▶

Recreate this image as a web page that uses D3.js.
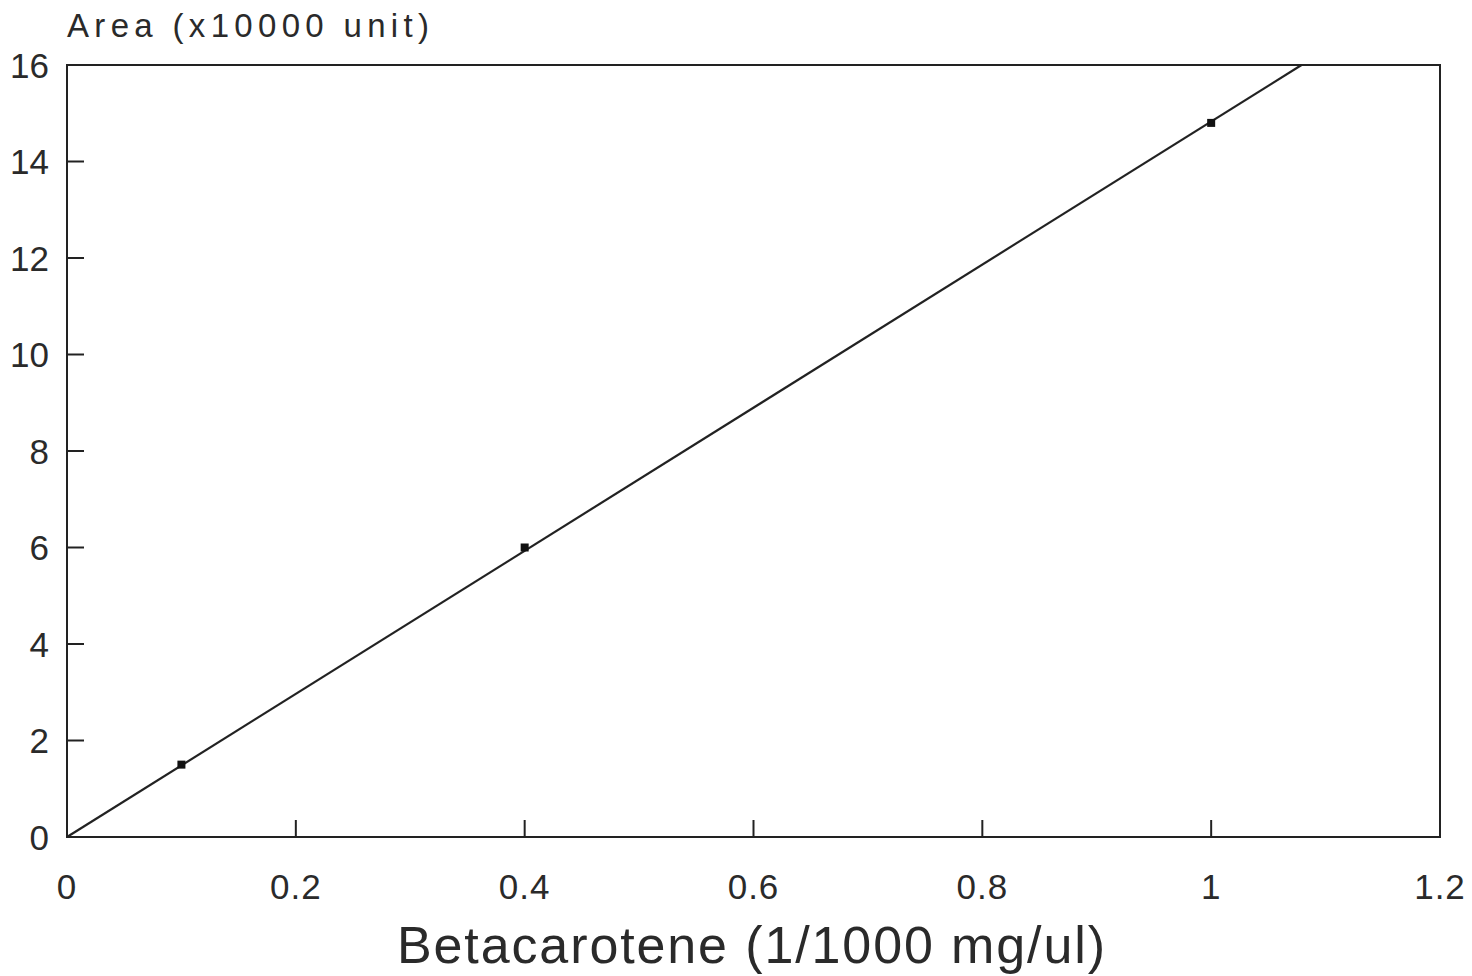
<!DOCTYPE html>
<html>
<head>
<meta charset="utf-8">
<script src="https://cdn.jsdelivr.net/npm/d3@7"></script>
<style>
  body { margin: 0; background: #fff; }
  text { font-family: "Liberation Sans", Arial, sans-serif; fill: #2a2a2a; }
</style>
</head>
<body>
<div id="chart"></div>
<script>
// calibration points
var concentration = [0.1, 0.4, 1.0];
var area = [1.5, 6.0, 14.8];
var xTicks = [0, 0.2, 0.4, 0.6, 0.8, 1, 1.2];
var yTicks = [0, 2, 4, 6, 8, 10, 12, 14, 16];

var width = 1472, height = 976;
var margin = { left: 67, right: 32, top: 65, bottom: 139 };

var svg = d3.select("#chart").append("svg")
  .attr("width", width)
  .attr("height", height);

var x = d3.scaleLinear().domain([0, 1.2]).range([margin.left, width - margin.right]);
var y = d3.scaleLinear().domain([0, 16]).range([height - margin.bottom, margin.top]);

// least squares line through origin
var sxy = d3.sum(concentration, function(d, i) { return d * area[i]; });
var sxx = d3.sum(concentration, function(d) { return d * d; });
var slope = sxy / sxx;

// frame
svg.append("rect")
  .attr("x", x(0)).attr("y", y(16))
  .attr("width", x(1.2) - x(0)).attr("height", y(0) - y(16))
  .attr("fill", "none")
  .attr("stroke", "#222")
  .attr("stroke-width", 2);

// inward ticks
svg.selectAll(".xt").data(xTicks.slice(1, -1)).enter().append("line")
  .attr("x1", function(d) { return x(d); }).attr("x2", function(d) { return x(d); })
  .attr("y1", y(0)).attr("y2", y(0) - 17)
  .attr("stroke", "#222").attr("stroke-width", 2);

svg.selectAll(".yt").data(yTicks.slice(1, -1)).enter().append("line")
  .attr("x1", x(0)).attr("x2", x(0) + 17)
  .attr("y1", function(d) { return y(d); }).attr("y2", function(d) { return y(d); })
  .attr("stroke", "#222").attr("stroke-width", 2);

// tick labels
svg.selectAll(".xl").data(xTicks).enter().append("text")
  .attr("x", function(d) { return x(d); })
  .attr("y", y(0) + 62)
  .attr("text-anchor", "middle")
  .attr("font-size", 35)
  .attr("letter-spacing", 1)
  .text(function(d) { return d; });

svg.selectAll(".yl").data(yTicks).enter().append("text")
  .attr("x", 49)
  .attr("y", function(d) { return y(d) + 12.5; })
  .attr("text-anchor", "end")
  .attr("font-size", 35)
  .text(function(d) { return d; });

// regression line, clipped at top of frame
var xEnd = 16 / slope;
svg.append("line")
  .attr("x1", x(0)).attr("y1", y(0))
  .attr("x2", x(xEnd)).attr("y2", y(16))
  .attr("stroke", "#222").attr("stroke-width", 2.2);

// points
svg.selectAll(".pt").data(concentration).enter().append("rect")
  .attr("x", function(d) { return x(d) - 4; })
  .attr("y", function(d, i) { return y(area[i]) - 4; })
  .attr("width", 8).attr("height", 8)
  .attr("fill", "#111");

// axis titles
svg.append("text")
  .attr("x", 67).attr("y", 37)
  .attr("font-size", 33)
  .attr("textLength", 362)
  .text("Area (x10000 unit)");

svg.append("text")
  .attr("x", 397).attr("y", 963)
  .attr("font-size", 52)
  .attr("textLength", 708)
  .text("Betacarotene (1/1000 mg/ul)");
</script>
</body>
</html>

◀

* [Problem requirements]
Restate the material word for word from its first line through the line containing "65, bottom: 139", both included; the pictures do not belong in it.

* [Response for this exercise]
Recreate this image as a web page that uses D3.js.
<!DOCTYPE html>
<html>
<head>
<meta charset="utf-8">
<script src="https://cdn.jsdelivr.net/npm/d3@7"></script>
<style>
  body { margin: 0; background: #fff; }
  text { font-family: "Liberation Sans", Arial, sans-serif; fill: #2a2a2a; }
</style>
</head>
<body>
<div id="chart"></div>
<script>
// calibration points
var concentration = [0.1, 0.4, 1.0];
var area = [1.5, 6.0, 14.8];
var xTicks = [0, 0.2, 0.4, 0.6, 0.8, 1, 1.2];
var yTicks = [0, 2, 4, 6, 8, 10, 12, 14, 16];

var width = 1472, height = 976;
var margin = { left: 67, right: 32, top: 65, bottom: 139 };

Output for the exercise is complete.